A propósito de la tan esperada y muy ponderada Semana del Arte en la Ciudad de México celebrada recientemente, ese evento que se presenta como el gran escaparate para lo mejor del arte contemporáneo y que pone de realce a nuestra ciudad como una metrópoli cosmopolita, excitante y sofisticada, aprovecho este espacio para celebrar, honrar y reflexionar acerca del arte que se queda fuera del reflector, que es la mayoría. Y es que muchos de los excluidos –y no solo de este acontecimiento sino del mundo dominante del arte en general– no carecen de talento aunque sí de recursos, de representación adecuada, de las amistades correctas o de ciertas cualidades deseables que parecen ser imprescindibles para pertenecer; y a menudo muchos de estos artistas ya ni siquiera tienen deseos de ser parte de este espectáculo.
En un panorama de por sí saturado de oferta y, al mismo tiempo, acaparado por los mismos grupos de poder, hay quienes se preguntan legítimamente si vale la pena invertir recursos en agregar una exposición más a la vorágine de eventos, o si tanto trabajo simplemente se disolverá. A pesar de todo, algunos hacen un gran esfuerzo por integrar sus proyectos al vasto engranaje que representa la Semana del Arte con la esperanza de obtener un poco de legitimidad, visibilidad y acceso a ese mercado. Y sin embargo, no deja de ser revelador que algunos de los artistas más experimentados e interesantes del entorno actual, con largas trayectorias, sobrada legitimación institucional y lo más importante, una obra digna de ser vista, no formen parte del torbellino de inauguraciones, fiestas, ferias y exposiciones.
Estudios sobre atención y percepción sugieren que, en promedio, una persona solo puede observar de manera profunda entre dos y tres obras antes de sentirse saturada. En este sentido, la interminable sucesión de obras expuestas en espacios mal iluminados, con condiciones inapropiadas para su conservación y abarrotados de gente, convierte la experiencia en algo más parecido a estar con un grupo de preescolares ruidosos pidiendo atención simultáneamente.
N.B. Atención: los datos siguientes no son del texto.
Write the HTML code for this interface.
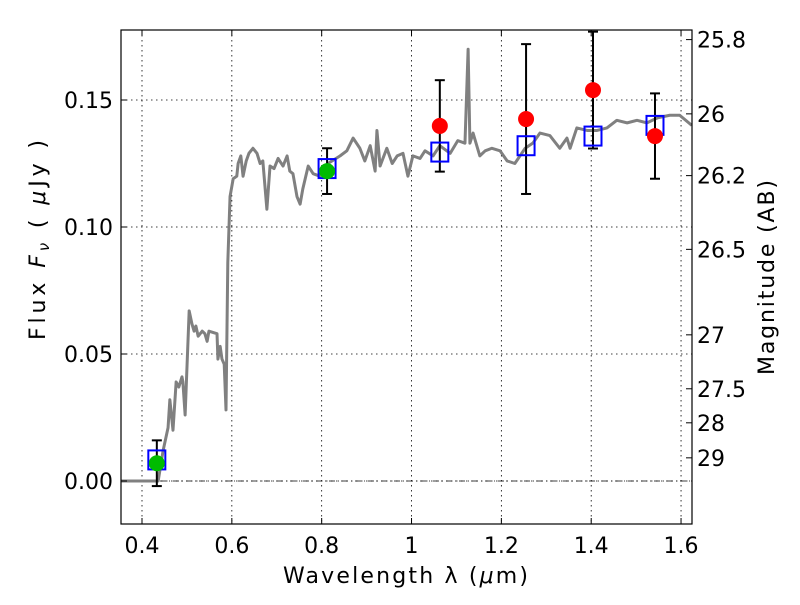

Como dijo Oscar Wilde: “No sé qué es peor, si tanta obra que no ves a la gente o tanta gente que no ves a la obra”. Y si algunas de las obras son realmente buenas –y siempre las hay– acaban por perderse. Pero, claro, todos sabemos que el arte no es precisamente la estrella de la semana ferial.
Al fin y al cabo, un acontecimiento como este –y cada año más grande– es, sobre todo, una celebración del mercado, la glamurización del capitalismo con la misma lógica del “Buen Fin” pero llevada al mundo del arte. El arte en este contexto se convierte en un producto de consumo más, en una mercancía para las masas. Se ha implantado un modelo que funciona bien en las grandes capitales del arte y se intenta replicar aquí, sin importar que la Ciudad de México posea condiciones socioculturales y económicas muy distintas a Londres o Basilea. Haciendo gala de malinchismo, se juega un juego ajeno y muchos artistas locales se quedan mirando desde afuera.
En un mundo que atraviesa una terrible crisis tras otra, podría creerse que el arte serviría como refugio, lugar de reflexión y espacio de libertad. En su lugar, el arte se ha convertido en la excusa perfecta para fiestas interminables, degustaciones de lujo y espectáculos sensoriales para quienes buscan cualquier cosa menos un momento de contemplación genuina. El arte es un accesorio, secundario a todo lo demás.
¿Y quién gana de todo esto? Los organizadores las grandes ferias, además de patrocinadores, galerías de renombre y artistas consolidados –muchos de ellos extranjeros– y, en general, el sistema dominante se fortalece. Entre los artistas mejor vendidos de la mayor feria de la semana, por ejemplo, se encuentran Stanley Whitney, Nigel Cooke, Kylie Manning, Kehinde Wiley, Robert Nava y Julian Schnabel. Para muchos de los expositores de menor tamaño, se dice, hay si acaso ventas esporádicas. Pero en este circo de apariencias lo importante es la ilusión de éxito y pertenencia.
En el marco de este evento energético y celebratorio, no puedo evitar lamentar el destino de aquel arte mexicano, estimulante e inteligente, que no se ve y que seguirá siendo ignorado mientras no se propongan estrategias de comercialización más humanas, más propias, con otros valores y prioridades. En cambio, cada nueva iniciativa solo se arrastra, aspiracionalmente, hacia el mismo sistema que la excluye.